It can be very difficult but wherever possible I attempt to ignore all my emotions and feelings and try to use the cool logic of the human brain to consider the problem at hand. Recently I was discussing with some other firearm instructors the topic of how much training can or should be required for gun owners to carry a firearm. That conversation is the topic of another article but as part of our chat we did talk about the fact that trained shooters and officers are just as likely to be found in news articles about negligent discharges as are novices and untrained gun owners.
I didn't do a deep dive research piece on the topic but I did review several news stories I could find around the country of a firearm going off on “accident” and I did my best to glean if that individual was a novice, intermediate shooter, or a professional. You may not be surprised to learn that based on my simple and fast research any shooter is just as likely as any other to negligently discharge a firearm.
If we were to interview an economist or statistician about this they wouldn't be surprised. Emotionally we want to believe that all the news stories of accidents out there are either from people with less training or people who are statistically stupid. Thinking that way makes ourselves feel better and our brain tends to be wired around how to make our own selves feel better.
So with that said, let me suggest the following as the real factors that lead to the negligent discharge of a firearm:
Hours of Use Creates Opportunity for Negligence
I believe that the single greatest factor is the number of hours in which we handle firearms but in the opposite way you may expect. Statistically, the more time you spend handling a firearm the greater your odds are of having a negligent discharge. Its a simple piece of logic even if it goes against everything we want to believe. The shooter who has spent 100 hours holding guns is far more likely to have experienced a discharge than the shooter who has spent 10 hours. There isn't any way around this.
Does this mean we should spend less time with our guns? No, but it does mean that we have to exercise great caution all the time. It also means that we shouldn't be led into a false sense of security just because we have experience. Which leads me to my next factor…

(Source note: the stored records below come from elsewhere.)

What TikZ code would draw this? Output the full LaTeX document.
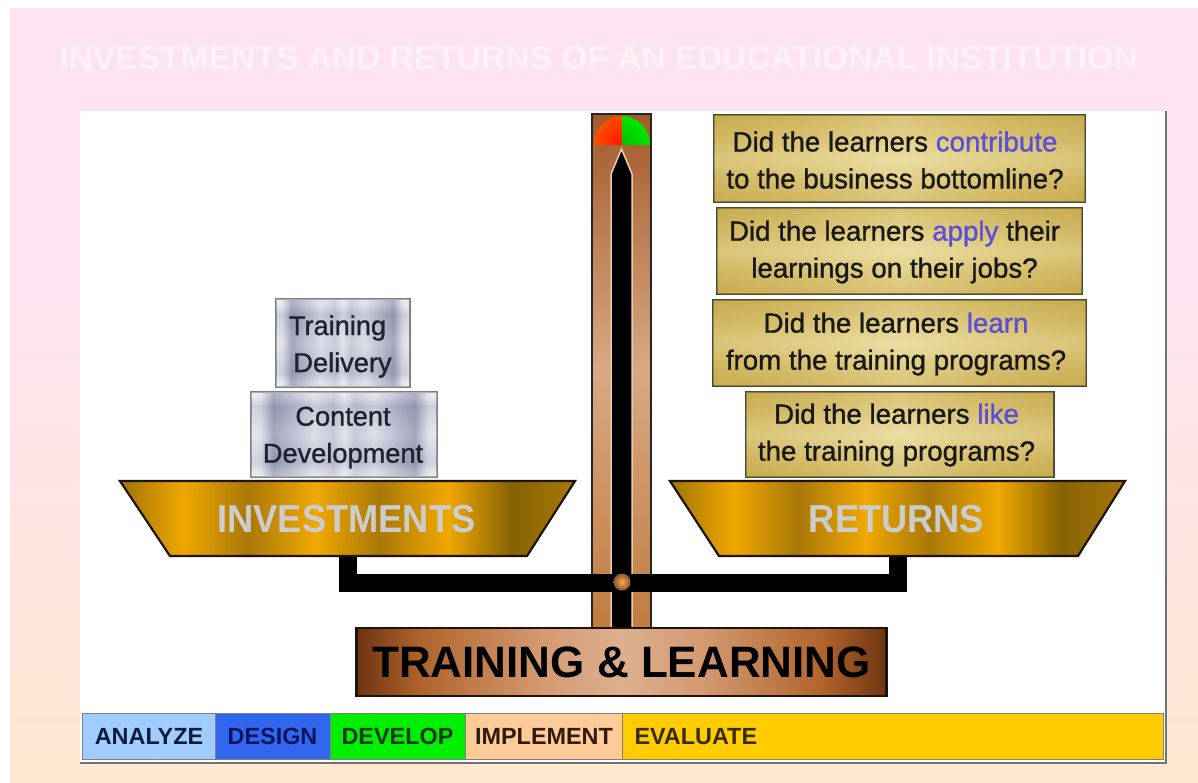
\documentclass[tikz,border=0pt]{standalone}
\usepackage{fontspec}
\setmainfont{Liberation Sans}
\newfontfamily\semib[FakeBold=1.1]{Liberation Sans}
\usetikzlibrary{calc}
\definecolor{bgtop}{HTML}{FDE4F0}
\definecolor{bgbot}{HTML}{FDE8D0}
\definecolor{qblue}{HTML}{5A50D8}
\definecolor{gA}{HTML}{A07204}
\definecolor{gB}{HTML}{A87808}
\definecolor{gC}{HTML}{F0A800}
\definecolor{gD}{HTML}{866204}
\definecolor{cA}{HTML}{6E3410}
\definecolor{cB}{HTML}{B0642C}
\definecolor{cC}{HTML}{D49A70}
\definecolor{cD}{HTML}{DDB090}
\definecolor{kT}{HTML}{A25A2A}
\definecolor{kM}{HTML}{D8A882}
\definecolor{kB}{HTML}{C07C40}
\definecolor{sA}{HTML}{EEEFF3}
\definecolor{sB}{HTML}{E4E5EC}
\definecolor{sC}{HTML}{8286A4}
\definecolor{sG}{HTML}{A6AABF}
\definecolor{sD}{HTML}{DDDFE8}
\definecolor{sE}{HTML}{BCC0D2}
\definecolor{sF}{HTML}{E6E8F0}
\definecolor{tA}{HTML}{C8AC50}
\definecolor{tB}{HTML}{D8C070}
\definecolor{tC}{HTML}{ECDFA4}
\definecolor{st1}{HTML}{A0CCFF}
\definecolor{st2}{HTML}{3366EE}
\definecolor{st3}{HTML}{00EE00}
\definecolor{st4}{HTML}{FFCC99}
\definecolor{st5}{HTML}{FFCC00}
\definecolor{txN}{HTML}{0E1C3C}
\definecolor{txD}{HTML}{0A1460}
\definecolor{txG}{HTML}{0A3A14}
\definecolor{txB}{HTML}{2E1C10}
\definecolor{txE}{HTML}{3A2C00}
\definecolor{txS}{HTML}{20222E}
\pgfdeclarehorizontalshading{goldbar}{100bp}{
 color(0bp)=(gA);color(25bp)=(gA);color(32bp)=(gC);color(39bp)=(gB);color(46.5bp)=(gC);color(53.5bp)=(gB);color(61bp)=(gC);color(68bp)=(gD);color(75bp)=(gB);color(100bp)=(gB)}
\pgfdeclarehorizontalshading{copperbar}{100bp}{
 color(0bp)=(cA);color(25bp)=(cA);color(31bp)=(cB);color(42.5bp)=(cC);color(50bp)=(cD);color(57.5bp)=(cC);color(69bp)=(cB);color(75bp)=(cA);color(100bp)=(cA)}
\pgfdeclarehorizontalshading{silverbar}{100bp}{
 color(0bp)=(sA);color(25bp)=(sA);color(27.5bp)=(sB);color(31bp)=(sC);color(42bp)=(sD);color(47bp)=(sE);color(50bp)=(sF);color(53bp)=(sE);color(58bp)=(sD);color(69bp)=(sC);color(72.5bp)=(sB);color(75bp)=(sA);color(100bp)=(sA)}
\pgfdeclareverticalshading{silverup}{100bp}{
 color(0bp)=(sA);color(25bp)=(sA);color(28bp)=(sB);color(33bp)=(sG);color(50bp)=(sD);color(67bp)=(sG);color(72bp)=(sB);color(75bp)=(sA);color(100bp)=(sA)}
\pgfdeclarehorizontalshading{tanbar}{100bp}{
 color(0bp)=(tA);color(25bp)=(tA);color(37bp)=(tB);color(50bp)=(tC);color(63bp)=(tB);color(75bp)=(tA);color(100bp)=(tA)}
\pgfdeclareverticalshading{tanup}{100bp}{
 color(0bp)=(tA);color(25bp)=(tA);color(37bp)=(tB);color(50bp)=(tC);color(63bp)=(tB);color(75bp)=(tA);color(100bp)=(tA)}
\newcommand{\qplaid}[1]{\shade[shading=tanup,opacity=.5] ([shift={(1.5,-1.5)}]#1.south west) rectangle ([shift={(-1.5,1.5)}]#1.north east);}
\newcommand{\splaid}[1]{\shade[shading=silverup,opacity=.4] ([shift={(1.5,-1.5)}]#1.south west) rectangle ([shift={(-1.5,1.5)}]#1.north east);}
\tikzset{
 x=1pt,y=-1pt,
 txt/.style={font=\fontsize{#1}{#1}\selectfont\bfseries,inner sep=0pt,align=center},
 qbox/.style={shading=tanbar,draw=black!60!olive,line width=2pt,inner sep=0pt},
 qtext/.style={inner sep=0pt,align=center,font=\fontsize{27.7}{37}\semib,text=black!90},
 sbox/.style={shading=silverbar,draw=black!50,line width=2pt,inner sep=0pt},
 stext/.style={inner sep=0pt,align=center,font=\fontsize{27.2}{37}\semib,text=txS},
 stage/.style={draw=black!50,line width=1pt,inner sep=0pt,font=\fontsize{23.4}{23.4}\selectfont\bfseries},
 pan/.style={shading=goldbar,draw=black!85!brown,line width=2.2pt,line join=miter},
 beam/.style={fill=black},
}
\begin{document}
\begin{tikzpicture}
\useasboundingbox (0,0) rectangle (1198,783);
\fill[white] (0,0) rectangle (1198,783);
% background
\fill[bgtop] (10,8) rectangle (1198,300);
\shade[top color=bgtop,bottom color=bgbot] (10,300) rectangle (1198,783);
\node[txt=33.6,text=white,opacity=.55] (title) at (598.5,58) {INVESTMENTS AND RETURNS OF AN EDUCATIONAL INSTITUTION};
% panel
\fill[white] (80,111) rectangle (1166,763);
\draw[black!55,line width=2pt] (1166,111) -- (1166,763) -- (80,763);
% column
\shade[top color=kT,bottom color=kB,middle color=kM] (592,114) rectangle (651,628);
\draw[black!85,line width=2.4pt] (592,114) rectangle (651,628);
% indicator
\begin{scope}
\clip (593,115) rectangle (622,145);
\shade[inner color=red!85!orange,outer color=orange!60!red] (622,145) ellipse (28 and 29);
\end{scope}
\begin{scope}
\clip (622,115) rectangle (650,145);
\shade[inner color=green!75!black,outer color=green!90!black] (622,145) ellipse (28 and 29);
\end{scope}
% needle
\fill[black,draw=white!60!brown,line width=1.5pt] (611,628) -- (611,174) -- (621.5,149) -- (632,174) -- (632,628) -- cycle;
% beam
\fill[beam] (339,574) rectangle (907,592);
\fill[beam] (339,556) rectangle (357,592);
\fill[beam] (889,556) rectangle (907,592);
\shade[inner color=orange!70!white,outer color=brown!70!black] (622,582) circle (8.5);
% base
\node[shading=copperbar,draw=black!85!brown,line width=2.4pt,minimum width=530,minimum height=68,inner sep=0pt,
  font=\fontsize{44}{44}\selectfont\bfseries,text=black] (base) at (621.5,662) {TRAINING \& LEARNING};
% pans
\draw[pan] (120,481) -- (575,481) -- (527,556) -- (170,556) -- cycle;
\draw[pan] (670,481) -- (1125,481) -- (1078,556) -- (719,556) -- cycle;
\node[txt=39,text=black!20,xscale=.93,transform shape] (inv) at (346.5,519) {INVESTMENTS};
\node[txt=39,text=black!20,xscale=.93,transform shape] (ret) at (896.5,519) {RETURNS};
% left stack
\node[sbox,minimum width=134,minimum height=87] (deliv) at (342.5,343) {};
\node[sbox,minimum width=186,minimum height=85] (cont) at (344,434) {};
\splaid{deliv}\splaid{cont}
\node[stext] (delivt) at (337.5,346.5) {Training\\\hspace{10pt}Delivery};
\node[stext] (contt) at (343,437.5) {Content\\Development};
% right stack
\node[qbox,minimum width=371,minimum height=87] (q1) at (899.5,159) {};
\node[qbox,minimum width=365,minimum height=86] (q2) at (899.5,251) {};
\node[qbox,minimum width=373,minimum height=86] (q3) at (899.5,343) {};
\node[qbox,minimum width=308,minimum height=85] (q4) at (899.5,434) {};
\qplaid{q1}\qplaid{q2}\qplaid{q3}\qplaid{q4}
\node[qtext] (q1t) at (895,160) {Did the learners \textcolor{qblue}{contribute}\\to the business bottomline?};
\node[qtext] (q2t) at (894.5,252) {Did the learners \textcolor{qblue}{apply} their\\learnings on their jobs?};
\node[qtext] (q3t) at (896,344) {Did the learners \textcolor{qblue}{learn}\\from the training programs?};
\node[qtext] (q4t) at (896.5,435) {Did the learners \textcolor{qblue}{like}\\the training programs?};
% stages
\node[stage,fill=st1,text=txN,minimum width=133,minimum height=46] (s1) at (149,736) {ANALYZE};
\node[stage,fill=st2,text=txD,minimum width=115,minimum height=46] (s2) at (272.5,736) {DESIGN};
\node[stage,fill=st3,text=txG,minimum width=135,minimum height=46] (s3) at (397.5,736) {DEVELOP};
\node[stage,fill=st4,text=txB,minimum width=158,minimum height=46] (s4) at (544,736) {IMPLEMENT};
\node[stage,fill=st5,minimum width=541,minimum height=46] (s5) at (892.5,736) {};
\node[stage,draw=none,text=txE,anchor=west] (s5t) at (634,736.5) {EVALUATE};
\end{tikzpicture}
\end{document}
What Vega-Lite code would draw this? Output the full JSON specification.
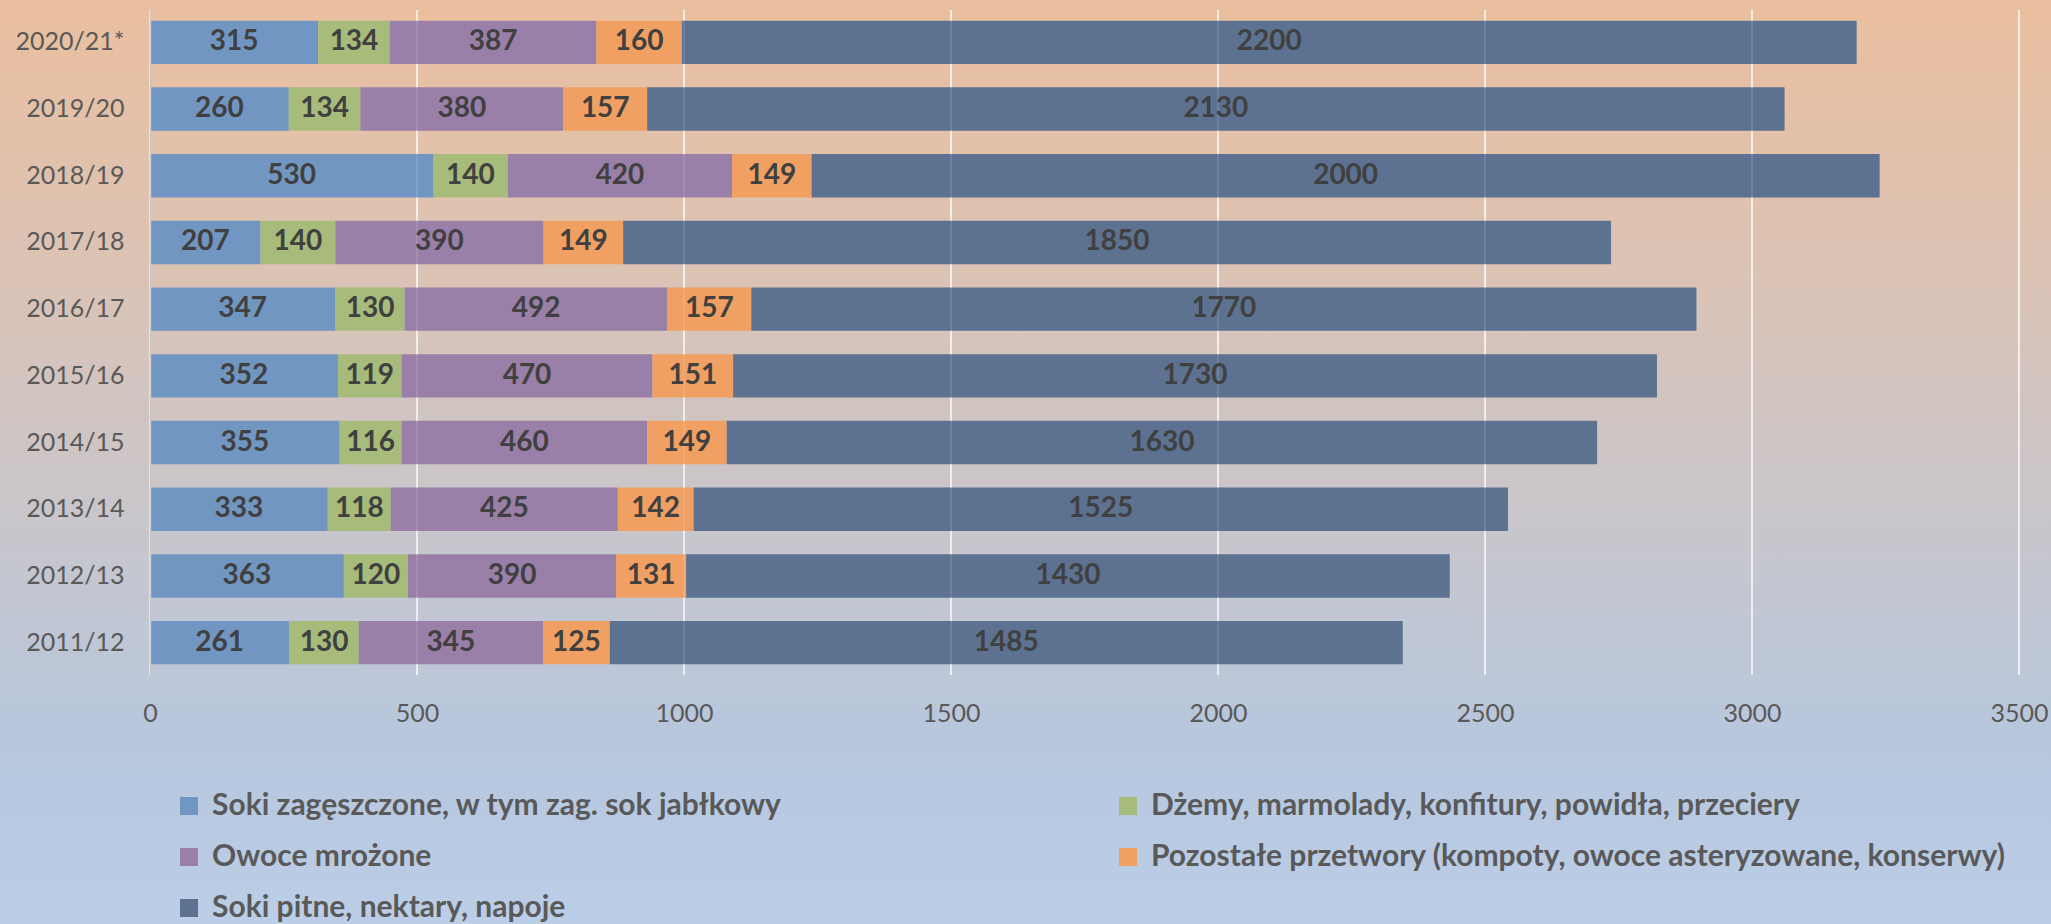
{
  "$schema": "https://vega.github.io/schema/vega-lite/v6.json",
  "width": 1869,
  "height": 665,
  "autosize": {"type": "none"},
  "padding": {"left": 150, "top": 10, "right": 32, "bottom": 249},
  "background": "#c9c6cb",
  "config": {"view": {"stroke": null}, "font": "Lato"},
  "datasets": {
    "bg": [{"a": 1}],
    "grid": [{"g": 0}, {"g": 500}, {"g": 1000}, {"g": 1500}, {"g": 2000}, {"g": 2500}, {"g": 3000}, {"g": 3500}],
    "vals": [
      {"rok": "2020/21*", "k": 1, "seria": "Soki zagęszczone, w tym zag. sok jabłkowy", "v": 315},
      {"rok": "2020/21*", "k": 2, "seria": "Dżemy, marmolady, konfitury, powidła, przeciery", "v": 134},
      {"rok": "2020/21*", "k": 3, "seria": "Owoce mrożone", "v": 387},
      {"rok": "2020/21*", "k": 4, "seria": "Pozostałe przetwory (kompoty, owoce asteryzowane, konserwy)", "v": 160},
      {"rok": "2020/21*", "k": 5, "seria": "Soki pitne, nektary, napoje", "v": 2200},
      {"rok": "2019/20", "k": 1, "seria": "Soki zagęszczone, w tym zag. sok jabłkowy", "v": 260},
      {"rok": "2019/20", "k": 2, "seria": "Dżemy, marmolady, konfitury, powidła, przeciery", "v": 134},
      {"rok": "2019/20", "k": 3, "seria": "Owoce mrożone", "v": 380},
      {"rok": "2019/20", "k": 4, "seria": "Pozostałe przetwory (kompoty, owoce asteryzowane, konserwy)", "v": 157},
      {"rok": "2019/20", "k": 5, "seria": "Soki pitne, nektary, napoje", "v": 2130},
      {"rok": "2018/19", "k": 1, "seria": "Soki zagęszczone, w tym zag. sok jabłkowy", "v": 530},
      {"rok": "2018/19", "k": 2, "seria": "Dżemy, marmolady, konfitury, powidła, przeciery", "v": 140},
      {"rok": "2018/19", "k": 3, "seria": "Owoce mrożone", "v": 420},
      {"rok": "2018/19", "k": 4, "seria": "Pozostałe przetwory (kompoty, owoce asteryzowane, konserwy)", "v": 149},
      {"rok": "2018/19", "k": 5, "seria": "Soki pitne, nektary, napoje", "v": 2000},
      {"rok": "2017/18", "k": 1, "seria": "Soki zagęszczone, w tym zag. sok jabłkowy", "v": 207},
      {"rok": "2017/18", "k": 2, "seria": "Dżemy, marmolady, konfitury, powidła, przeciery", "v": 140},
      {"rok": "2017/18", "k": 3, "seria": "Owoce mrożone", "v": 390},
      {"rok": "2017/18", "k": 4, "seria": "Pozostałe przetwory (kompoty, owoce asteryzowane, konserwy)", "v": 149},
      {"rok": "2017/18", "k": 5, "seria": "Soki pitne, nektary, napoje", "v": 1850},
      {"rok": "2016/17", "k": 1, "seria": "Soki zagęszczone, w tym zag. sok jabłkowy", "v": 347},
      {"rok": "2016/17", "k": 2, "seria": "Dżemy, marmolady, konfitury, powidła, przeciery", "v": 130},
      {"rok": "2016/17", "k": 3, "seria": "Owoce mrożone", "v": 492},
      {"rok": "2016/17", "k": 4, "seria": "Pozostałe przetwory (kompoty, owoce asteryzowane, konserwy)", "v": 157},
      {"rok": "2016/17", "k": 5, "seria": "Soki pitne, nektary, napoje", "v": 1770},
      {"rok": "2015/16", "k": 1, "seria": "Soki zagęszczone, w tym zag. sok jabłkowy", "v": 352},
      {"rok": "2015/16", "k": 2, "seria": "Dżemy, marmolady, konfitury, powidła, przeciery", "v": 119},
      {"rok": "2015/16", "k": 3, "seria": "Owoce mrożone", "v": 470},
      {"rok": "2015/16", "k": 4, "seria": "Pozostałe przetwory (kompoty, owoce asteryzowane, konserwy)", "v": 151},
      {"rok": "2015/16", "k": 5, "seria": "Soki pitne, nektary, napoje", "v": 1730},
      {"rok": "2014/15", "k": 1, "seria": "Soki zagęszczone, w tym zag. sok jabłkowy", "v": 355},
      {"rok": "2014/15", "k": 2, "seria": "Dżemy, marmolady, konfitury, powidła, przeciery", "v": 116},
      {"rok": "2014/15", "k": 3, "seria": "Owoce mrożone", "v": 460},
      {"rok": "2014/15", "k": 4, "seria": "Pozostałe przetwory (kompoty, owoce asteryzowane, konserwy)", "v": 149},
      {"rok": "2014/15", "k": 5, "seria": "Soki pitne, nektary, napoje", "v": 1630},
      {"rok": "2013/14", "k": 1, "seria": "Soki zagęszczone, w tym zag. sok jabłkowy", "v": 333},
      {"rok": "2013/14", "k": 2, "seria": "Dżemy, marmolady, konfitury, powidła, przeciery", "v": 118},
      {"rok": "2013/14", "k": 3, "seria": "Owoce mrożone", "v": 425},
      {"rok": "2013/14", "k": 4, "seria": "Pozostałe przetwory (kompoty, owoce asteryzowane, konserwy)", "v": 142},
      {"rok": "2013/14", "k": 5, "seria": "Soki pitne, nektary, napoje", "v": 1525},
      {"rok": "2012/13", "k": 1, "seria": "Soki zagęszczone, w tym zag. sok jabłkowy", "v": 363},
      {"rok": "2012/13", "k": 2, "seria": "Dżemy, marmolady, konfitury, powidła, przeciery", "v": 120},
      {"rok": "2012/13", "k": 3, "seria": "Owoce mrożone", "v": 390},
      {"rok": "2012/13", "k": 4, "seria": "Pozostałe przetwory (kompoty, owoce asteryzowane, konserwy)", "v": 131},
      {"rok": "2012/13", "k": 5, "seria": "Soki pitne, nektary, napoje", "v": 1430},
      {"rok": "2011/12", "k": 1, "seria": "Soki zagęszczone, w tym zag. sok jabłkowy", "v": 261},
      {"rok": "2011/12", "k": 2, "seria": "Dżemy, marmolady, konfitury, powidła, przeciery", "v": 130},
      {"rok": "2011/12", "k": 3, "seria": "Owoce mrożone", "v": 345},
      {"rok": "2011/12", "k": 4, "seria": "Pozostałe przetwory (kompoty, owoce asteryzowane, konserwy)", "v": 125},
      {"rok": "2011/12", "k": 5, "seria": "Soki pitne, nektary, napoje", "v": 1485}
    ]
  },
  "resolve": {"scale": {"y": "independent"}, "axis": {"y": "independent"}},
  "layer": [
    {
      "data": {"name": "bg"},
      "mark": {
        "type": "rect",
        "fill": {
          "gradient": "linear", "x1": 0, "y1": 0, "x2": 0, "y2": 1,
          "stops": [
            {"offset": 0, "color": "#ebbf9e"},
            {"offset": 0.3, "color": "#dbc3b5"},
            {"offset": 0.55, "color": "#c9c6cb"},
            {"offset": 0.8, "color": "#b6c7de"},
            {"offset": 1, "color": "#bccfe8"}
          ]
        }
      },
      "encoding": {
        "x": {"datum": -300, "type": "quantitative", "scale": {"domain": [0, 3500], "nice": false}},
        "x2": {"datum": 3600},
        "y": {"datum": 1.03, "type": "quantitative", "scale": {"domain": [0, 1], "nice": false}, "axis": null},
        "y2": {"datum": -0.4}
      }
    },
    {
      "data": {"name": "grid"},
      "mark": {"type": "rule", "color": "#ffffff", "strokeWidth": 1.5, "opacity": 0.9},
      "encoding": {
        "x": {"field": "g", "type": "quantitative", "scale": {"domain": [0, 3500], "nice": false}}
      }
    },
    {
      "data": {"name": "vals"},
      "layer": [
        {
          "mark": {"type": "bar"},
          "encoding": {
            "y": {
              "field": "rok", "type": "nominal", "sort": null,
              "scale": {"paddingInner": 0.35, "paddingOuter": 0.16},
              "axis": {
                "title": null, "ticks": false, "domainColor": "#c8c8c8", "domainWidth": 1.5, "zindex": 1,
                "labelFont": "Lato", "labelFontSize": 25, "labelColor": "#595959", "labelPadding": 26
              }
            },
            "x": {
              "field": "v", "type": "quantitative", "stack": "zero",
              "scale": {"domain": [0, 3500], "nice": false},
              "axis": {
                "title": null, "values": [0, 500, 1000, 1500, 2000, 2500, 3000, 3500], "format": "d",
                "grid": false, "domain": false, "ticks": false, "zindex": 1,
                "labelFont": "Lato", "labelFontSize": 25, "labelColor": "#595959", "labelPadding": 26,
                "labelFlush": false
              }
            },
            "color": {
              "field": "seria", "type": "nominal",
              "scale": {
                "domain": [
                  "Soki zagęszczone, w tym zag. sok jabłkowy",
                  "Dżemy, marmolady, konfitury, powidła, przeciery",
                  "Owoce mrożone",
                  "Pozostałe przetwory (kompoty, owoce asteryzowane, konserwy)",
                  "Soki pitne, nektary, napoje"
                ],
                "range": ["#7296c2", "#a7bb7b", "#9a7fa8", "#f0a062", "#5d7190"]
              },
              "legend": {
                "title": null, "orient": "none", "legendX": 24, "legendY": 781,
                "direction": "horizontal", "columns": 2, "columnPadding": 330, "rowPadding": 21,
                "symbolType": "square", "symbolSize": 324, "symbolStrokeWidth": 0, "symbolOpacity": 1,
                "labelFont": "Lato", "labelFontSize": 30, "labelFontWeight": "bold", "labelColor": "#595959",
                "labelOffset": 8, "labelLimit": 1000
              }
            },
            "order": {"field": "k", "type": "quantitative"}
          }
        },
        {
          "data": {"name": "grid"},
          "mark": {"type": "rule", "color": "#ffffff", "strokeWidth": 1.5, "opacity": 0.15},
          "encoding": {
            "x": {"field": "g", "type": "quantitative", "scale": {"domain": [0, 3500], "nice": false}}
          }
        },
        {
          "mark": {"type": "text", "font": "Lato", "fontSize": 28, "fontWeight": "bold", "color": "#404040", "baseline": "middle", "align": "center"},
          "encoding": {
            "y": {"field": "rok", "type": "nominal", "sort": null},
            "x": {"field": "v", "type": "quantitative", "stack": "zero", "bandPosition": 0.5, "scale": {"domain": [0, 3500], "nice": false}},
            "detail": {"field": "seria"},
            "order": {"field": "k", "type": "quantitative"},
            "text": {"field": "v", "type": "quantitative"}
          }
        }
      ]
    }
  ]
}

Complacency is when we justify doing things we know we shouldn't because we feel that our own level of skill or experience, based on the current circumstances, allow for it. Complacency is a natural bi-product of comfort and confidence. We have to be vigilant in watching out for self-justifications that we might tell ourselves to justify any ideas we may have about why it is ok to do something that goes against the safety rules.
Based on my limited research it would be unfair if I didn't concede that some negligent discharges, particularly those by young children, are due to a general lack of core gun knowledge. I'm not talking about a lack of training as we would generally reference in our industry, but a just outright lack of knowing about triggers, hammers, and core operations and functions of a firearm.
The single most common thread of the negligent discharges I hear about and those I researched was the environment. I couldn't really find any stories of negligent discharges at a gun range despite that being the place where guns are more often handled than any other location. Negligent discharges tend to take place when one or more of the following things are part of the environment:
- Being alone
- Late at night
- When driving
- When cleaning the firearm
- When boasting or showing off
In summary I would submit that if we want to avoid negligent discharges we should start by removing any thought from our mind about how our training or experience may protect us. Next, we need to ask ourselves if in any way we have become complacent. We need to make sure all those in our influence have the basic core knowledge of firearm operations. Lastly we need to avoid handling firearms in environments that we know to be dangerous and thus greatly decrease our changes of ending up in a news story.